Oscilloscopes are an absolutely integral tool for those designing, testing, or repairing electronic equipment. Digital storage oscilloscopes have by and large replaced their analog counterparts and are now the most common kind of oscilloscopes because of their improved display, measurement, storage, and trigger features as well as their impressive specifications. Digital storage oscilloscopes come in handheld, portable units and bulkier, more powerful benchtop designs.
Let’s look at some common applications for oscilloscopes, the first of which is power analysis. You can use an oscilloscope to measure and subsequently analyze the operating properties of circuits, line-power harmonics, and power conversion devices (such as autotransformers, linear regulators, and switched-mode power supplies).
You will need differential amplifier probes for power analysis. You can find specialized software that makes analysis of data faster and simpler.

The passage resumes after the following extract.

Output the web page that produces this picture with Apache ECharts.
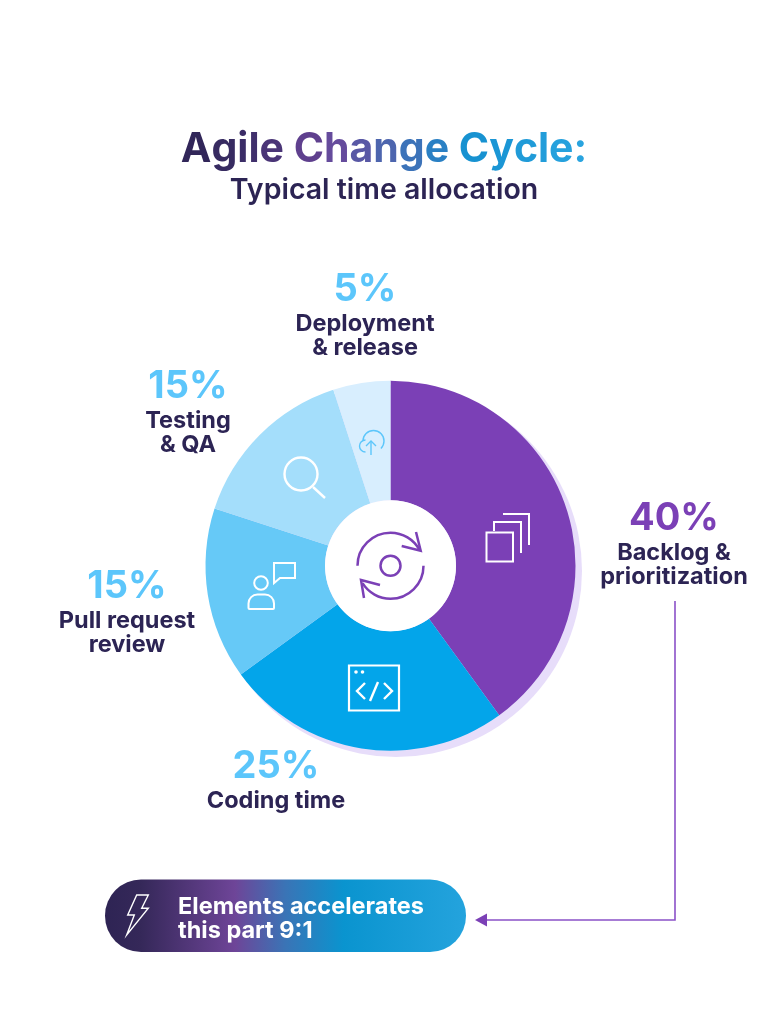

Because digital data signals are moving to increasing serial data formats, another common oscilloscope application is serial data analysis. You can use an oscilloscope to represent and analyze data formats like USB, Ethernet, Bluetooth, FireWire, and SCSI in addition to many others.
Serial data analysis is also used by the automotive industry. The third oscilloscope application is jitter analysis. Modern high-bandwidth circuits have incredibly fast clocks and signals. You can use an oscilloscope to represent, analyze, and debug signal jitter and timing for clocking applications (clocks, clock-to-data, and datastream analysis).
Another use for oscilloscopes is data storage device testing: you can test disk drive designs by assessing disk performance, media noise, and optical recording characteristics.
The last oscilloscope application we’ll address is time-domain reflectometry, or TDR, which is a means of measuring impedance values and variations — like faults — along cable connectors, microstrips on a circuit board, or transmission cables.